Population stability in salmon species: effects of population size and female reproductive allocation
Sigurd Einum, Norwegian Institute for Nature Research, Tungasletta 2, NO-7485 Trondheim, Norway. Tel: + 47 73 80 15 21 (direct)/+ 47 73 80 14 00 (switchboard), Fax: + 47 73 80 14 01; E-mail: email@example.com
- 1Population stability (i.e. level of temporal variation in population abundance) is linked commonly to levels of environmental disturbances. However, populations may also differ in their propensity to dampen or amplify the effects of exogenous forces. Here time-series of population estimates were used to test for such differences among 104 populations of six salmon species.

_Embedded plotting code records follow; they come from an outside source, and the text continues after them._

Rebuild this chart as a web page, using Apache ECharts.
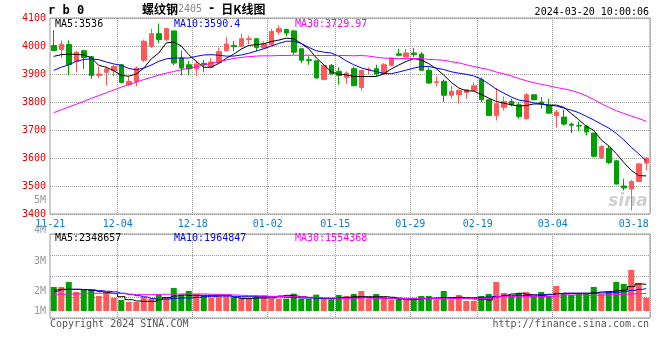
<!DOCTYPE html>
<html><head><meta charset="utf-8">
<script src="https://cdn.jsdelivr.net/npm/echarts@6/dist/echarts.min.js"></script>
<style>html,body{margin:0;padding:0;background:#fff}#c{width:660px;height:360px}</style>
</head><body><div id="c"></div>
<script>
// ---------- data ----------
const dates = ['11-21','11-22','11-23','11-24','11-27','11-28','11-29','11-30','12-01',
'12-04','12-05','12-06','12-07','12-08','12-11','12-12','12-13','12-14','12-15',
'12-18','12-19','12-20','12-21','12-22','12-25','12-26','12-27','12-28','12-29',
'01-02','01-03','01-04','01-05','01-08','01-09','01-10','01-11','01-12',
'01-15','01-16','01-17','01-18','01-19','01-22','01-23','01-24','01-25','01-26',
'01-29','01-30','01-31','02-01','02-02','02-05','02-06','02-07','02-08',
'02-19','02-20','02-21','02-22','02-23','02-26','02-27','02-28','02-29','03-01',
'03-04','03-05','03-06','03-07','03-08','03-11','03-12','03-13','03-14','03-15',
'03-18','03-19','03-20'];
const openP  = [4002,3987,4005,3945,3983,3962,3895,3906,3912,3933,3862,3873,3949,3999,4044,4023,4054,3957,3933,3918,3938,3924,3940,
3983,4002,3999,4023,4026,3993,4005,4050,4059,4054,3990,3951,3947,3880,3931,3909,3888,3919,3852,3916,3919,3900,3931,3972,3961,3975,3971,3913,3870,
3874,3824,3826,3834,3841,3880,3808,3752,3781,3802,3790,3740,3826,3800,3788,3752,3746,3721,3716,3713,3689,3602,3635,3590,3500,3489,3516,3582];
const closeP = [3984,4005,3933,3978,3959,3895,3900,3918,3927,3870,3874,3921,4017,4044,4023,4062,3939,3921,3918,3936,3933,3943,3980,
4007,3998,4026,4026,3995,4007,4052,4062,4046,3978,3949,3948,3886,3931,3900,3895,3903,3858,3913,3918,3900,3933,3957,3967,3975,3969,3913,3868,3872,
3824,3838,3841,3844,3858,3808,3752,3794,3802,3790,3748,3826,3808,3793,3760,3764,3721,3717,3714,3693,3606,3641,3584,3507,3493,3516,3579,3600];
const lowP   = [3984,3957,3895,3906,3918,3883,3885,3859,3892,3866,3856,3856,3943,3993,4011,4017,3931,3895,3895,3892,3906,3924,3935,
3981,3981,3999,4007,3981,3990,4000,4041,4035,3969,3939,3933,3883,3880,3898,3862,3864,3856,3840,3900,3892,3898,3927,3963,3961,3960,3912,3864,3856,
3800,3812,3794,3812,3838,3800,3750,3734,3769,3784,3740,3737,3806,3776,3760,3709,3716,3689,3695,3681,3602,3596,3578,3505,3484,3413,3514,3556];
const highP  = [4056,4020,4020,3983,3987,3964,3927,3927,3933,3935,3892,3927,4023,4062,4080,4065,4054,3983,3947,3947,3950,3957,3995,
4032,4017,4044,4037,4028,4017,4062,4074,4062,4056,3992,3963,3948,3936,3936,3924,3909,3927,3915,3924,3933,3939,3959,3990,3990,3993,3978,3924,3892,
3880,3858,3844,3847,3870,3888,3810,3850,3820,3812,3800,3832,3828,3818,3812,3772,3772,3727,3731,3719,3690,3645,3645,3592,3526,3522,3582,3602];
const ma5  = [3963,3969,3971,3970,3968,3958,3931,3924,3912,3895,3892,3900,3921,3954,3975,4011,4014,4000,3969,3945,3924,3924,3938,
3956,3971,3989,4002,4005,4008,4016,4021,4028,4026,4009,3990,3958,3933,3908,3899,3897,3891,3891,3891,3891,3901,3918,3932,3945,3955,3950,3937,3919,
3896,3870,3850,3840,3839,3827,3814,3802,3796,3790,3786,3787,3793,3793,3789,3789,3781,3759,3737,3713,3699,3665,3643,3616,3584,3556,3537,3536];
const ma10 = [3913,3924,3933,3945,3952,3954,3951,3943,3936,3931,3920,3915,3921,3932,3945,3954,3957,3957,3957,3963,3968,3969,3967,
3964,3964,3968,3974,3982,3990,4000,4009,4017,4017,4009,3995,3983,3978,3975,3964,3947,3933,3922,3914,3909,3902,3901,3907,3914,3921,3927,3927,3921,
3916,3908,3903,3899,3893,3882,3865,3846,3832,3818,3807,3803,3797,3793,3788,3786,3778,3771,3762,3749,3736,3721,3707,3688,3665,3638,3615,3590];
const ma30 = [3762,3772,3782,3792,3802,3813,3823,3833,3843,3853,3862,3871,3880,3888,3896,3903,3909,3915,3921,3926,3932,3938,3943,
3950,3956,3959,3962,3964,3965,3965,3966,3966,3967,3967,3967,3966,3966,3966,3966,3966,3965,3966,3964,3960,3957,3956,3955,3955,3955,3955,3952,3951,
3949,3944,3940,3933,3927,3921,3916,3907,3901,3893,3884,3876,3869,3863,3858,3852,3847,3841,3833,3822,3809,3794,3781,3769,3759,3750,3741,3731];
// volume, in millions
const volumeM = [2.12,2.12,2.56,1.68,1.91,1.91,1.32,1.68,1.15,0.97,0.79,0.79,1.21,1.09,1.44,1.21,2.03,1.44,1.76,1.50,1.32,1.15,1.44,1.32,1.21,
1.15,1.09,1.38,1.38,1.09,1.09,1.09,1.53,1.09,1.09,1.44,1.09,1.03,1.41,1.32,1.50,1.76,1.06,1.50,1.26,0.97,1.21,1.03,1.03,1.32,
1.32,1.03,1.76,1.03,1.41,0.88,0.88,1.32,1.50,2.56,1.59,1.32,1.59,1.68,1.32,1.68,1.32,2.21,1.50,1.41,1.50,1.50,2.12,1.50,1.68,
2.56,2.38,3.62,2.47,1.15];
const volMa5M = [1.85,1.91,1.91,1.91,1.88,1.82,1.71,1.62,1.53,1.26,1.00,0.88,0.85,0.85,1.00,1.18,1.32,1.41,1.38,1.38,
1.38,1.38,1.38,1.38,1.21,1.09,1.09,1.15,1.15,1.15,1.32,1.38,1.32,1.26,1.18,1.15,1.09,1.09,
1.15,1.21,1.26,1.26,1.26,1.26,1.26,1.21,1.06,1.00,1.03,1.09,1.12,1.15,1.15,1.18,1.21,1.15,1.06,1.03,
0.97,1.26,1.38,1.50,1.56,1.47,1.41,1.38,1.44,1.53,1.56,1.56,1.56,1.56,1.62,1.68,1.71,1.79,1.85,2.15,2.38,2.35];
const volMa10M = [1.71,1.88,1.91,1.91,1.88,1.85,1.79,1.74,1.68,1.56,1.47,1.35,1.24,1.09,1.03,1.06,1.12,1.15,1.15,1.21,
1.26,1.29,1.32,1.32,1.29,1.26,1.26,1.26,1.26,1.26,1.24,1.21,1.18,1.15,1.15,1.12,1.12,1.09,
1.12,1.15,1.18,1.21,1.18,1.15,1.12,1.12,1.09,1.09,1.09,1.09,1.09,1.09,1.12,1.12,1.15,1.15,1.18,1.21,
1.24,1.26,1.38,1.38,1.38,1.38,1.41,1.44,1.47,1.53,1.56,1.56,1.56,1.56,1.56,1.59,1.62,1.65,1.74,1.82,1.91,1.97];
const volMa30M = [1.47,1.47,1.50,1.50,1.53,1.56,1.56,1.56,1.56,1.53,1.47,1.44,1.44,1.44,1.47,1.47,1.50,1.50,1.50,1.50,
1.50,1.47,1.44,1.44,1.41,1.38,1.35,1.32,1.32,1.29,1.29,1.26,1.26,1.24,1.21,1.18,1.15,1.15,
1.09,1.12,1.12,1.15,1.12,1.12,1.09,1.09,1.09,1.09,1.09,1.09,1.09,1.09,1.09,1.09,1.09,1.09,1.09,1.09,
1.09,1.26,1.26,1.26,1.26,1.26,1.26,1.29,1.29,1.32,1.44,1.41,1.41,1.38,1.38,1.41,1.44,1.44,1.47,1.50,1.53,1.55];
const dateTicks = ['11-21','12-04','12-18','01-02','01-15','01-29','02-19','03-04','03-18'];
const volTickLabels = ['5M','4M','3M','2M','1M'];
const priceLegend = ['MA5:3536','MA10:3590.4','MA30:3729.97'];
const volLegend = ['MA5:2348657','MA10:1964847','MA30:1554368'];

// ---------- style ----------
const MONO = '"DejaVu Sans Mono", monospace';
const RED = '#ff5a5a', GREEN = '#00a000';
const LINE_COLORS = ['#000000', '#0000ff', '#ff00ff'];
const GRID_L = 50, GRID_W = 600;
const MAIN_TOP = 18, MAIN_H = 196;
const VOL_TOP = 234, VOL_H = 84;
const XLAB = '#0a7bd1';

const tickSet = new Set(dateTicks);
const firstTick = dateTicks[0], lastTick = dateTicks[dateTicks.length - 1];
const splitFn = (i, v) => tickSet.has(v) && v !== firstTick && v !== lastTick;
const dotted = { color: '#999', type: [1, 1], width: 1 };

const candles = dates.map((d, i) => [openP[i], closeP[i], lowP[i], highP[i]]);
const volBars = volumeM.map((v, i) => ({
  value: v,
  itemStyle: { color: closeP[i] >= openP[i] ? RED : GREEN }
}));

function txt(x, y, text, fill, font, align) {
  return { type: 'text', x, y, z: 100, silent: true,
    style: { text, fill, font, align: align || 'left', textAlign: align || 'left',
             verticalAlign: 'middle', textVerticalAlign: 'middle' } };
}
const legendX = [55, 174, 295];
const graphics = [
  txt(48, 11, 'r b 0', '#000', 'bold 12px ' + MONO),
  { type: 'text', x: 142, y: 9, z: 100, silent: true,
    style: { text: '{a|螺纹钢}{b|2405}{c|-}{a|日K线图}', verticalAlign: 'middle', textVerticalAlign: 'middle',
      rich: { a: { font: 'bold 12px "Noto Sans CJK SC"', fill: '#000' },
              b: { font: '10px ' + MONO, fill: '#888' },
              c: { font: 'bold 12px ' + MONO, fill: '#000', padding: [0, 6, 0, 6] } } } },
  txt(649, 12, '2024-03-20 10:00:06', '#000', '10px ' + MONO, 'right'),
  txt(50, 324, 'Copyright 2024 SINA.COM', '#555', '10px ' + MONO),
  txt(649, 324, 'http://finance.sina.com.cn', '#555', '10px ' + MONO, 'right'),
  txt(628, 202, 'sina', 'rgba(170,170,170,0.55)', 'italic bold 17px "DejaVu Sans"', 'center')
];
priceLegend.forEach((t, k) => graphics.push(txt(legendX[k], 24, t, LINE_COLORS[k], '10px ' + MONO)));
volLegend.forEach((t, k) => graphics.push(txt(legendX[k], 238, t, LINE_COLORS[k], '10px ' + MONO)));
volTickLabels.forEach((t, k) => graphics.push(txt(46, Math.min(200 + k * 30.5, 311), t, '#999', '10px ' + MONO, 'right')));

function maLine(name, data, xi, color, step) {
  return { name, type: 'line', xAxisIndex: xi, yAxisIndex: xi, data, symbol: 'none', silent: true,
    step: step || false, lineStyle: { color, width: 1 }, z: 5 };
}

const chart = echarts.init(document.getElementById('c'), null, { renderer: 'canvas' });
chart.setOption({
  animation: false,
  backgroundColor: '#fff',
  grid: [
    { left: GRID_L, top: MAIN_TOP, width: GRID_W, height: MAIN_H, show: true, borderColor: '#999', borderWidth: 1 },
    { left: GRID_L, top: VOL_TOP, width: GRID_W, height: VOL_H, show: true, borderColor: '#999', borderWidth: 1 }
  ],
  xAxis: [
    { type: 'category', gridIndex: 0, data: dates, boundaryGap: true,
      axisLine: { show: false }, axisTick: { show: false },
      axisLabel: { interval: (i, v) => tickSet.has(v), margin: 5, color: XLAB, fontFamily: MONO, fontSize: 10,
        lineHeight: 10, hideOverlap: false,
        formatter: v => v === lastTick ? '{e|' + v + '}' : '{n|' + v + '}',
        rich: { n: { padding: [0, 7, 0, 0], color: XLAB, fontFamily: MONO, fontSize: 10, lineHeight: 10 },
                e: { padding: [0, 0, 0, 5], color: XLAB, fontFamily: MONO, fontSize: 10, lineHeight: 10 } } },
      splitLine: { show: true, interval: splitFn, lineStyle: dotted } },
    { type: 'category', gridIndex: 1, data: dates, boundaryGap: true,
      axisLine: { show: false }, axisTick: { show: false }, axisLabel: { show: false },
      splitLine: { show: true, interval: splitFn, lineStyle: dotted } }
  ],
  yAxis: [
    { type: 'value', gridIndex: 0, min: 3400, max: 4100, interval: 100, scale: true,
      axisLine: { show: false }, axisTick: { show: false },
      axisLabel: { color: '#e60000', fontFamily: MONO, fontSize: 10, lineHeight: 10, margin: 4, formatter: v => String(v) },
      splitLine: { show: true, lineStyle: dotted } },
    { type: 'value', gridIndex: 1, min: -0.617, max: 6.783, interval: 1.85,
      axisLine: { show: false }, axisTick: { show: false }, axisLabel: { show: false },
      splitLine: { show: true, lineStyle: dotted } }
  ],
  series: [
    { type: 'candlestick', xAxisIndex: 0, yAxisIndex: 0, data: candles, barWidth: 5, silent: true,
      itemStyle: { color: RED, color0: GREEN, borderColor: RED, borderColor0: GREEN, borderWidth: 1 } },
    maLine('MA5', ma5, 0, LINE_COLORS[0]),
    maLine('MA10', ma10, 0, LINE_COLORS[1]),
    maLine('MA30', ma30, 0, LINE_COLORS[2]),
    { type: 'bar', xAxisIndex: 1, yAxisIndex: 1, data: volBars, barWidth: 6, silent: true },
    maLine('VMA5', volMa5M, 1, LINE_COLORS[0], 'middle'),
    maLine('VMA10', volMa10M, 1, LINE_COLORS[1], 'middle'),
    maLine('VMA30', volMa30M, 1, LINE_COLORS[2], 'middle')
  ],
  graphic: graphics
});
</script>
</body></html>
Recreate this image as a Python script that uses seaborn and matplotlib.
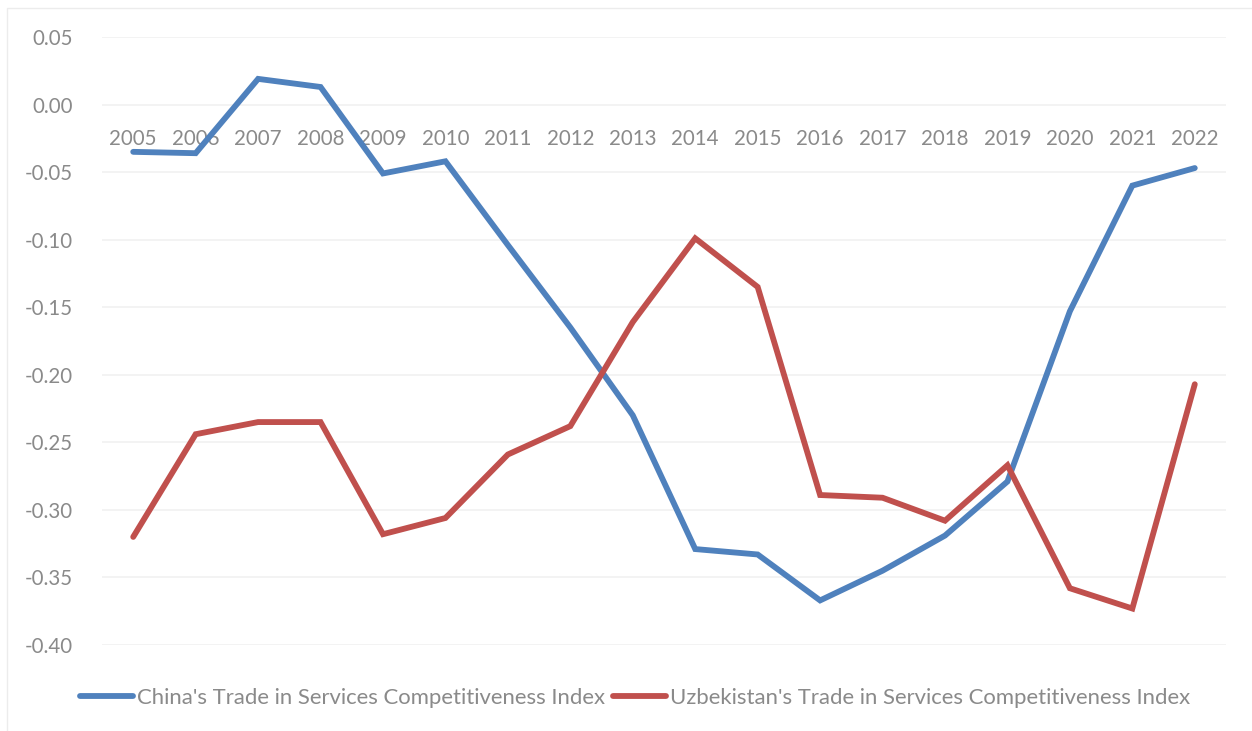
import numpy as np
import pandas as pd
import matplotlib
matplotlib.use("Agg")
import matplotlib.pyplot as plt
import seaborn as sns
from matplotlib.patches import Rectangle

years = [2005, 2006, 2007, 2008, 2009, 2010, 2011, 2012, 2013,
         2014, 2015, 2016, 2017, 2018, 2019, 2020, 2021, 2022]
china_tc = [-0.035, -0.036, 0.019, 0.013, -0.051, -0.042, -0.104, -0.165, -0.230,
            -0.329, -0.333, -0.367, -0.345, -0.319, -0.279, -0.153, -0.060, -0.047]
uzbek_tc = [-0.320, -0.244, -0.235, -0.235, -0.318, -0.306, -0.259, -0.238, -0.161,
            -0.099, -0.135, -0.289, -0.291, -0.308, -0.267, -0.358, -0.373, -0.207]
series_names = ["China's Trade in Services Competitiveness Index",
                "Uzbekistan's Trade in Services Competitiveness Index"]
series_colors = ["#4F81BD", "#C0504D"]
y_ticks = [0.05, 0.00, -0.05, -0.10, -0.15, -0.20, -0.25, -0.30, -0.35, -0.40]

df = pd.DataFrame({
    "year": years * 2,
    "value": china_tc + uzbek_tc,
    "series": [series_names[0]] * len(years) + [series_names[1]] * len(years),
})

sns.set_theme(style="white")
plt.rcParams["font.family"] = ["Lato", "DejaVu Sans"]

W, H = 1252, 731
fig = plt.figure(figsize=(W / 100, H / 100), dpi=100)
fig.patch.set_facecolor("white")

left, right, top, bottom = 102, 1226, 37, 645
ax = fig.add_axes([left / W, 1 - bottom / H, (right - left) / W, (bottom - top) / H])

sns.lineplot(data=df, x="year", y="value", hue="series",
             palette=dict(zip(series_names, series_colors)),
             linewidth=4.2, ax=ax, legend=True)
for ln in ax.lines:
    ln.set_solid_capstyle("round")
    ln.set_solid_joinstyle("miter")

ax.set_xlim(years[0] - 0.5, years[-1] + 0.5)
ax.set_ylim(-0.40, 0.05)
ax.set_yticks(y_ticks)
ax.set_yticklabels([f"{v:.2f}" for v in y_ticks])
ax.set_xticks(years)
ax.set_xticklabels([str(y) for y in years])
ax.set_xlabel("")
ax.set_ylabel("")

# category labels sit under the zero line
ax.spines["bottom"].set_position(("data", 0))
for s in ax.spines.values():
    s.set_visible(False)

ax.yaxis.grid(True, color="#F2F2F2", linewidth=1.3)
ax.xaxis.grid(False)
ax.set_axisbelow(True)

label_color = "#8A8A8A"
ax.tick_params(axis="x", length=0, pad=17.5, labelsize=14.8, labelcolor=label_color)
ax.tick_params(axis="y", length=0, pad=21, labelsize=14.8, labelcolor=label_color)

handles, labels = ax.get_legend_handles_labels()
ax.get_legend().remove()
leg = fig.legend(handles, labels, loc="center", bbox_to_anchor=(0.5 + 9 / W, 1 - 698 / H),
                 ncol=2, frameon=False, fontsize=15.9, handlelength=2.4,
                 handletextpad=0.18, columnspacing=0.36, labelcolor=label_color)
for h in leg.legend_handles:
    h.set_linewidth(4.2)
    h.set_solid_capstyle("round")

# light chart-area frame
fig.patches.append(Rectangle((7 / W, -0.1), 2.0, 1 - 8 / H + 0.1, transform=fig.transFigure,
                             fill=False, edgecolor="#ECECEC", linewidth=1.0))

fig.savefig("out.png", dpi=100, facecolor="white")
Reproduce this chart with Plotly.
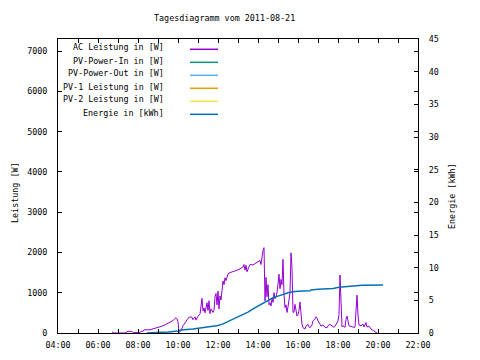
import plotly.graph_objects as go

DAY = "2011-08-21 "

# AC Leistung [W]
ac_time = ["06:42","06:48","07:24","07:27","07:42","07:45","08:06","08:09","08:15","08:18","08:36","08:45",
           "09:00","09:12","09:21","09:36","09:45","09:54","09:57","10:00","10:03","10:09","10:15","10:21",
           "10:27","10:30","10:36","10:42","10:45","10:51","10:54","11:00","11:06","11:09","11:12","11:15",
           "11:18","11:21","11:24","11:27","11:30","11:33","11:36","11:39","11:45","11:48","11:51","11:54",
           "11:57","12:00","12:03","12:06","12:09","12:12","12:15","12:18","12:21","12:24","12:30","12:36",
           "12:45","12:54","13:06","13:15","13:18","13:21","13:24","13:27","13:33","13:36","13:45","13:51",
           "14:00","14:06","14:09","14:12","14:15","14:18","14:21","14:24","14:27","14:30","14:33","14:36",
           "14:39","14:42","14:45","14:48","14:51","14:54","14:57","15:00","15:03","15:06","15:09","15:12",
           "15:15","15:18","15:21","15:24","15:27","15:30","15:33","15:36","15:39","15:42","15:45","15:48",
           "15:51","15:54","15:57","16:00","16:03","16:06","16:09","16:12","16:15","16:18","16:21","16:24",
           "16:27","16:30","16:33","16:36","16:42","16:45","16:51","16:54","16:57","17:00","17:06","17:09",
           "17:15","17:21","17:27","17:30","17:36","17:42","17:48","17:51","17:57","18:00","18:03","18:06",
           "18:09","18:12","18:15","18:21","18:24","18:27","18:33","18:42","18:48","18:51","18:54","18:57",
           "19:00","19:03","19:09","19:15","19:18","19:24","19:27","19:33","19:39","19:45","19:54","19:57"]
ac_watt = [30,0,0,40,40,10,10,40,40,80,80,100,
           140,170,200,260,310,380,350,280,10,60,180,250,
           320,365,400,390,330,400,320,420,465,710,860,550,
           620,500,650,750,560,800,480,600,510,560,900,980,
           700,1040,600,920,820,1085,1290,1200,1370,1300,1470,1500,
           1520,1550,1590,1640,1700,1560,1680,1520,1650,1700,1690,1720,
           1760,1800,1700,1910,2050,2120,800,1380,900,1200,700,750,
           670,850,760,1000,850,900,1000,1210,1460,1100,1330,1200,
           1830,960,630,700,510,650,840,1000,1990,1620,510,520,
           710,540,420,460,560,770,350,220,130,110,100,170,
           200,215,150,130,200,300,350,400,370,300,220,170,
           200,140,130,180,215,180,140,170,260,300,460,1440,
           800,150,180,140,340,420,180,150,140,150,590,940,
           450,200,180,220,150,260,150,170,100,60,20,0]

# Energie [kWh]
en_time = ["08:27","09:00","09:30","10:00","10:09","10:45","11:24","12:00","12:15","12:30","12:45","13:00",
           "13:15","13:30","13:45","14:00","14:15","14:30","14:45","15:00","15:15","15:30","15:45","16:00",
           "16:36","16:39","17:00","17:45","18:03","18:51","19:12","20:15"]
en_kwh = [0,0.05,0.15,0.3,0.45,0.6,0.85,1.15,1.4,1.75,2.05,2.4,
          2.8,3.2,3.7,4.15,4.6,5.0,5.4,5.65,5.95,6.15,6.3,6.4,
          6.45,6.6,6.7,6.8,7.0,7.15,7.3,7.35]

legend_names = ["AC Leistung in [W]", "PV-Power-In in [W]", "PV-Power-Out in [W]",
                "PV-1 Leistung in [W]", "PV-2 Leistung in [W]", "Energie in [kWh]"]
legend_colors = ["#9400d3", "#009e73", "#56b4e9", "#e69f00", "#f0e442", "#0072b2"]

left_ticks = [0, 1000, 2000, 3000, 4000, 5000, 6000, 7000]
right_ticks = [0, 5, 10, 15, 20, 25, 30, 35, 40, 45]
x_ticks = ["04:00","06:00","08:00","10:00","12:00","14:00","16:00","18:00","20:00","22:00"]

FONT = dict(family="DejaVu Sans Mono", size=8.4, color="black")
W, H = 480, 360
OFF = 8  # page body margin
L, R, T, B = 58 - OFF, 418 - OFF, 39 - OFF, 333 - OFF

def px(x):
    return (x - OFF - L) / (R - L)

def py(y):
    return (B - (y - OFF)) / (B - T)

fig = go.Figure()
fig.add_trace(go.Scatter(x=[DAY + t for t in ac_time], y=ac_watt, mode="lines",
                         line=dict(color=legend_colors[0], width=1), yaxis="y", showlegend=False))
fig.add_trace(go.Scatter(x=[DAY + t for t in en_time], y=en_kwh, mode="lines",
                         line=dict(color=legend_colors[5], width=1.5), yaxis="y2", showlegend=False))

annotations = [
    dict(text="Tagesdiagramm vom 2011-08-21", x=px(224), y=py(18), xref="paper", yref="paper",
         showarrow=False, font=FONT, xanchor="center", yanchor="middle"),
    dict(text="Leistung [W]", x=px(15), y=py(193), xref="paper", yref="paper", textangle=-90,
         showarrow=False, font=FONT, xanchor="center", yanchor="middle"),
    dict(text="Energie [kWh]", x=px(452), y=py(196), xref="paper", yref="paper", textangle=-90,
         showarrow=False, font=FONT, xanchor="center", yanchor="middle"),
]
shapes = []
for i, (name, col) in enumerate(zip(legend_names, legend_colors)):
    yt = 47.5 + 13 * i
    yl = 49.3 + 13 * i
    annotations.append(dict(text=name, x=px(166), y=py(yt), xref="paper", yref="paper",
                            showarrow=False, font=FONT, xanchor="right", yanchor="middle"))
    shapes.append(dict(type="line", xref="paper", yref="paper", x0=px(190), x1=px(218),
                       y0=py(yl), y1=py(yl), line=dict(color=col, width=1.5)))

fig.update_layout(
    width=W, height=H,
    margin=dict(l=L, r=W - R, t=T, b=H - B, pad=0),
    paper_bgcolor="white", plot_bgcolor="white",
    font=FONT,
    showlegend=False,
    annotations=annotations,
    shapes=shapes,
    xaxis=dict(type="date", range=[DAY + "04:00", DAY + "22:00"],
               tickvals=[DAY + t for t in x_ticks], ticktext=x_ticks,
               ticks="inside", ticklen=4, tickcolor="black", tickwidth=1,
               minor=dict(dtick=3600000, ticks="inside", ticklen=4, tickcolor="black", showgrid=False),
               showline=True, linecolor="black", linewidth=1, mirror="ticks",
               showgrid=False, zeroline=False, tickfont=FONT, ticklabelstandoff=4),
    yaxis=dict(range=[0, 7300], tickvals=left_ticks, ticks="inside", ticklen=4,
               tickcolor="black", showline=True, linecolor="black", linewidth=1, mirror="ticks",
               showgrid=False, zeroline=False, tickfont=FONT, ticklabelstandoff=8),
    yaxis2=dict(range=[0, 45], tickvals=right_ticks, overlaying="y", side="right",
                ticks="inside", ticklen=4, tickcolor="black", showline=True, linecolor="black",
                showgrid=False, zeroline=False, tickfont=FONT, ticklabelstandoff=8),
)

fig.write_html("out.html")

- 2At the species level, Atlantic (Salmo salar L.), chinook (Oncorhynchus tshawytscha Walbaum) and coho salmon (O. kisutch W) were less variable than sockeye (O. nerka W) and pink salmon (O. gorbuscha W). Chum salmon (O. keta W) was more similar to sockeye and pink salmon. These differences may be related in part to differences in body size, and hence susceptibility to adverse environmental conditions, at the time when they migrate to the sea or lakes.
- 3At the population level no effect of fecundity on variability was found, in contrast to findings for marine fishes, nor of egg size. Whereas substantial differences in the temporal stability of environmental factors among geographically close populations may over-ride any effects of fecundity or egg size in fresh water, this is less likely in the marine environment where spatial autocorrelations of environmental variability are more pronounced.
- 4Variation in population sizes was related positively to the duration of time-series when using standard deviations of ln-transformed population estimates, and also when using linearly detrended population variation, suggesting non-linear long-term abundance trends in salmon populations that extend beyond the 7-year period of the shortest time-series.
- 5When controlling for differences among species, stability increased with increasing population size, and it is hypothesized that this is due to large populations having a more complex spatial and genetic structure than small populations due to wider spatial distribution. The effects of population size on stability, as well as differences in stability among species, suggest that population- and organism-specific characteristics may interact with exogenous forces to shape salmon population dynamics.